Cidade alemã bombardeada na II Guerra Mundial

Há setenta anos, no dia 15 de setembro de 1938, de modo inesperado o primeiro-ministro inglês, Neville Chamberlain, tomou um avião e aterrissou em Munique ao meio-dia. Pouco depois, um trem o deixou em Berchtesgaden, na residência de Hitler. Este lhe expôs o plano decidido e irreversível de invadir a Tchecoslováquia. Houve então um acordo pelo qual a imprensa e o mundo inteiro se sentiram aliviados: cedendo nessa anexação, Chamberlain teria evitado a guerra mundial.

Mas, Dr. Plinio, com sua clara percepção dos acontecimentos, pelas páginas do Legionário fez um alerta contra esse exagerado otimismo e previu o próximo desencadear dos confrontos bélicos:

Por mais que se procure impedir que o grande público tenha uma visão direta de todas as conseqüências das últimas negociações de Berchtesgaden, tudo leva a crer que se o espectro da guerra for realmente afastado em virtude do encontro Hitler-Chamberlain, a conflagração não será propriamente “evitada”, mas adiada.

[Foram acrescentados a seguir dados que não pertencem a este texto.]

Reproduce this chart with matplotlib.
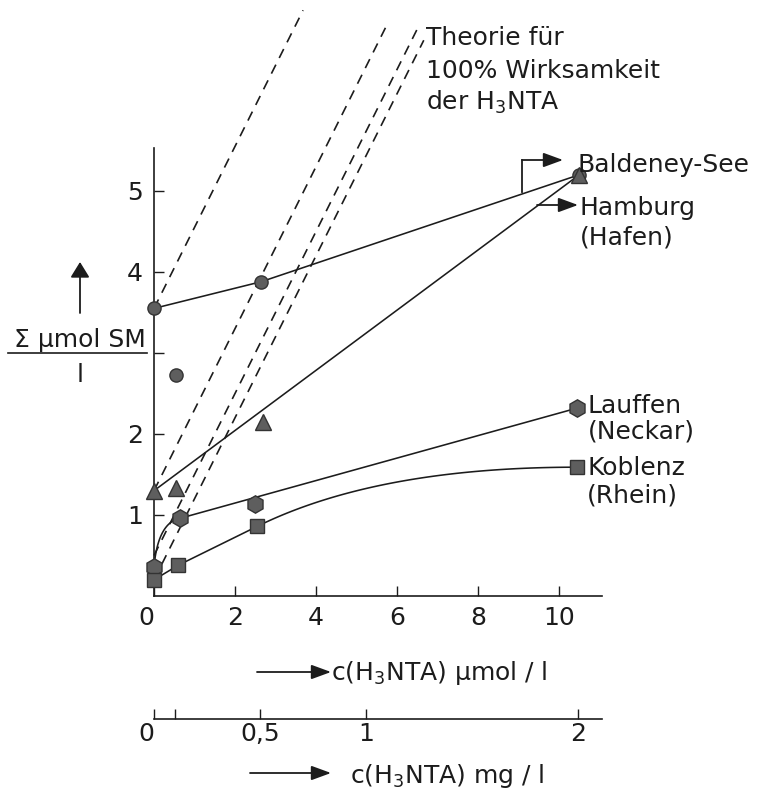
import numpy as np
import matplotlib
matplotlib.use("Agg")
import matplotlib.pyplot as plt
from matplotlib.transforms import Affine2D

# ---- data (c in µmol/l, sum of heavy metals in µmol/l) ----
baldeney_x = [0.0, 2.65, 10.5]
baldeney_y = [3.55, 3.88, 5.2]
baldeney_extra_x = [0.54]
baldeney_extra_y = [2.73]

hamburg_x = [0.0, 0.55, 2.7, 10.5]
hamburg_y = [1.3, 1.33, 2.15, 5.2]

lauffen_x = [0.0, 0.65, 2.5, 10.45]
lauffen_y = [0.36, 0.96, 1.13, 2.32]

koblenz_x = [0.0, 0.6, 2.55, 10.45]
koblenz_y = [0.2, 0.38, 0.86, 1.59]

# theory for 100 % effectiveness: one µmol NTA binds one µmol metal
theory_intercepts = [3.55, 1.3, 0.5, 0.2]
theory_end_y = [7.23, 7.05, 7.05, 6.86]
theory_slope = 1.0

x_ticks = [0, 2, 4, 6, 8, 10]
x_ticklabels = ["0", "2", "4", "6", "8", "10"]
y_ticks = [1, 2, 3, 4, 5]
y_ticklabels = ["1", "2", "", "4", "5"]

mg_ticks = [0, 0.1, 0.5, 1, 2]
mg_ticklabels = ["0", "", "0,5", "1", "2"]
MW_H3NTA = 191.14  # g/mol -> 1 mg/l = 1000/191.14 µmol/l

W, H = 761, 791
plt.rcParams["font.family"] = ["DejaVu Sans"]
plt.rcParams["font.size"] = 18
plt.rcParams["mathtext.default"] = "regular"

INK = "#1c1c1c"
FILL = "#5e5e5e"

fig = plt.figure(figsize=(W / 100, H / 100), dpi=100)
px = Affine2D().scale(1 / W, -1 / H).translate(0, 1) + fig.transFigure

XMAX, YMAX = 11.06, 5.53
ax = fig.add_axes([154 / W, 1 - 596 / H, 448 / W, 448 / H])
ax.set_xlim(0, XMAX)
ax.set_ylim(0, YMAX)
for s in ("top", "right"):
    ax.spines[s].set_visible(False)
for s in ("left", "bottom"):
    ax.spines[s].set_linewidth(1.2)
    ax.spines[s].set_color(INK)
ax.set_xticks(x_ticks)
ax.set_xticklabels(x_ticklabels)
ax.set_yticks(y_ticks)
ax.set_yticklabels(y_ticklabels)
ax.tick_params(direction="in", length=7, width=1.0, color=INK, labelcolor=INK)
ax.tick_params(axis="x", pad=7)
ax.tick_params(axis="y", pad=8)
ax.get_xticklabels()[0].set_ha("right")


def quad_bezier(p0, c, p1, n=60):
    t = np.linspace(0, 1, n)[:, None]
    pts = (1 - t) ** 2 * np.array(p0) + 2 * t * (1 - t) * np.array(c) + t ** 2 * np.array(p1)
    return pts[:, 0], pts[:, 1]


line_kw = dict(color=INK, lw=1.15, solid_capstyle="round", zorder=3, clip_on=False)

# theory lines (dashed)
for b, ye in zip(theory_intercepts, theory_end_y):
    xs = np.array([0.0, (ye - b) / theory_slope])
    ax.plot(xs, b + theory_slope * xs, color=INK, lw=1.2,
            linestyle=(0, (6, 4.5)), zorder=2, clip_on=False)

# Baldeney-See: polyline through the points
ax.plot(baldeney_x, baldeney_y, **line_kw)

# Hamburg: straight line from first to last point
ax.plot([hamburg_x[0], hamburg_x[-1]], [hamburg_y[0], hamburg_y[-1]], **line_kw)

# Lauffen: steep bend from the start, then straight to the end point
cx, cy = quad_bezier((lauffen_x[0], lauffen_y[0]),
                     (lauffen_x[0] + 0.1, lauffen_y[1] - 0.05),
                     (lauffen_x[1], lauffen_y[1]))
ax.plot(cx, cy, **line_kw)
ax.plot([lauffen_x[1], lauffen_x[3]], [lauffen_y[1], lauffen_y[3]], **line_kw)

# Koblenz: straight through the first three points, flattening to the last
ax.plot(koblenz_x[:3], koblenz_y[:3], **line_kw)
slope = (koblenz_y[2] - koblenz_y[1]) / (koblenz_x[2] - koblenz_x[1])
ctrl = (koblenz_x[2] + (koblenz_y[3] - koblenz_y[2]) / slope, koblenz_y[3])
cx, cy = quad_bezier((koblenz_x[2], koblenz_y[2]), ctrl, (koblenz_x[3], koblenz_y[3]))
ax.plot(cx, cy, **line_kw)

mk = dict(linestyle="none", markerfacecolor=FILL, markeredgecolor="#333333",
          markeredgewidth=1.0, zorder=5, clip_on=False)
ax.plot(baldeney_x, baldeney_y, marker="o", markersize=9.5, **mk)
ax.plot(baldeney_extra_x, baldeney_extra_y, marker="o", markersize=9.5, **mk)
ax.plot(hamburg_x, hamburg_y, marker="^", markersize=12, **mk)
ax.plot(lauffen_x, lauffen_y, marker="h", markersize=12.5, **mk)
ax.plot(koblenz_x, koblenz_y, marker="s", markersize=10.5, **mk)

# ---- series labels ----
txt = dict(transform=px, color=INK, fontsize=18, ha="left", va="baseline")
fig.text(426, 45, "Theorie für", **txt)
fig.text(426, 78, "100% Wirksamkeit", **txt)
fig.text(426, 110, "der H$_3$NTA", **txt)

fig.text(578, 172, "Baldeney-See", **txt)
fig.text(579, 215, "Hamburg", **txt)
fig.text(580, 245, "(Hafen)", **txt)
fig.text(588, 413, "Lauffen", **txt)
fig.text(588, 438, "(Neckar)", **txt)
fig.text(588, 475, "Koblenz", **txt)
fig.text(587, 502, "(Rhein)", **txt)


def arrow(x0, y0, x1, y1, hl=0.6, hw=0.22, lw=1.3):
    fig.add_artist(matplotlib.patches.FancyArrowPatch(
        (x0, y0), (x1, y1), transform=px,
        arrowstyle=f"-|>,head_length={hl},head_width={hw}",
        mutation_scale=20, lw=lw, color=INK, shrinkA=0, shrinkB=0))


fig.add_artist(matplotlib.lines.Line2D([522, 522], [192, 160], transform=px,
                                       color=INK, lw=1.3))
arrow(522, 160, 563, 160)
arrow(537, 205, 578, 205)

# ---- y label as a fraction with an arrow ----
arrow(80, 313, 80, 262, hl=0.47, hw=0.29)
fig.text(80, 347, "Σ µmol SM", transform=px, color=INK, fontsize=18,
         ha="center", va="baseline")
fig.add_artist(matplotlib.lines.Line2D([8, 147], [353, 353], transform=px,
                                       color=INK, lw=1.2))
fig.text(80, 382, "l", transform=px, color=INK, fontsize=18,
         ha="center", va="baseline")

# ---- x label (µmol/l) ----
arrow(257, 672, 331, 672)
fig.text(331, 680, "c(H$_3$NTA) µmol / l", **txt)

# ---- second scale in mg/l ----
ax2 = fig.add_axes([154 / W, 1 - 719 / H, 448 / W, 0.001])
ax2.set_xlim(0, XMAX * MW_H3NTA / 1000)
ax2.set_ylim(0, 1)
for s in ("top", "right", "left"):
    ax2.spines[s].set_visible(False)
ax2.spines["bottom"].set_linewidth(1.2)
ax2.spines["bottom"].set_color(INK)
ax2.patch.set_visible(False)
ax2.set_yticks([])
ax2.set_xticks(mg_ticks)
ax2.set_xticklabels(mg_ticklabels)
ax2.tick_params(axis="x", direction="in", length=7, width=1.0, color=INK,
                labelcolor=INK, pad=2)
ax2.get_xticklabels()[0].set_ha("right")

arrow(250, 773, 331, 773)
fig.text(350, 783, "c(H$_3$NTA) mg / l", **txt)

fig.savefig("out.png", dpi=100, facecolor="white")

Se, de um lado, um povo quer tudo e, por outro lado, povos há que não querem nem podem, no final das contas, ceder tudo, a guerra é uma questão de dias ou de meses, mas fatalmente explodirá.

Que extensão poderá ela tomar? Não o sabemos. Quando poderá ela explodir? Amanhã? Daqui a 6, 10, 12 ou 24 meses? Não o sabemos. Mas enquanto Hitler estiver no poder, ela será inevitável.

Nessa condicional que aventamos, está o sentido profundo da missão de Chamberlain.

A guerra significaria necessariamente o desabamento da civilização européia, e o Velho Continente se transformaria, caso a Alemanha vencesse, em um montão de ruínas policiadas pelos camisas pardas. O nazismo acha que ainda assim “vale a pena”. Mas a Inglaterra, a França e — este é o ponto capital — uma grande parte da própria opinião alemã acha que não, colocando Hitler no papel evidente de provocador, papel este que o gesto de Chamberlain tornou claro até à evidência. ­Hitler aparece, para todas as mães, esposas, filhas e irmãs dos futuros combatentes, como o instigador da morte dos seus parentes. Enquanto tudo estiver em mobilizações e desfiles, isto não tem importância. Mas quando os lares começarem a se encher de luto, a posição de Hitler começará a se tornar difícil.

Depois, adiando-se a guerra, Hitler será forçado a perpetuar o duríssimo regime de mobilização, de privações alimentares e de impostos pesadíssimos, com que vem mantendo a Alemanha em incessantes e duras privações. Durante um ano, durante dois, durante três, isto se agüenta. Mas quando o povo estiver exausto desse regime que privou o alemão até de sua estimadíssima manteiga, o que será de Hitler?

É com tudo isto que joga o “premier” inglês. Ele quer adiar a guerra ainda à custa dos mais pesados sacrifícios, certo de que, se a paz durar, o hitlerismo morrerá asfixiado dentro do regime de mobilização sem o qual não pode viver. Resolver-se-á a política inglesa a acompanhar o “premier” nessa aventura? O futuro o dirá.

Hitler e Chamberlain jogam, pois, uma partida de vida e de morte. E, no entanto, todos os jornais acentuaram a cordialidade risonha do aperto de mão com que se saudaram os dois estadistas. Mas é preciso não confiar demais nos apertos de mão risonhos. É o que mostra a história de outros países que não o Reich e a Inglaterra.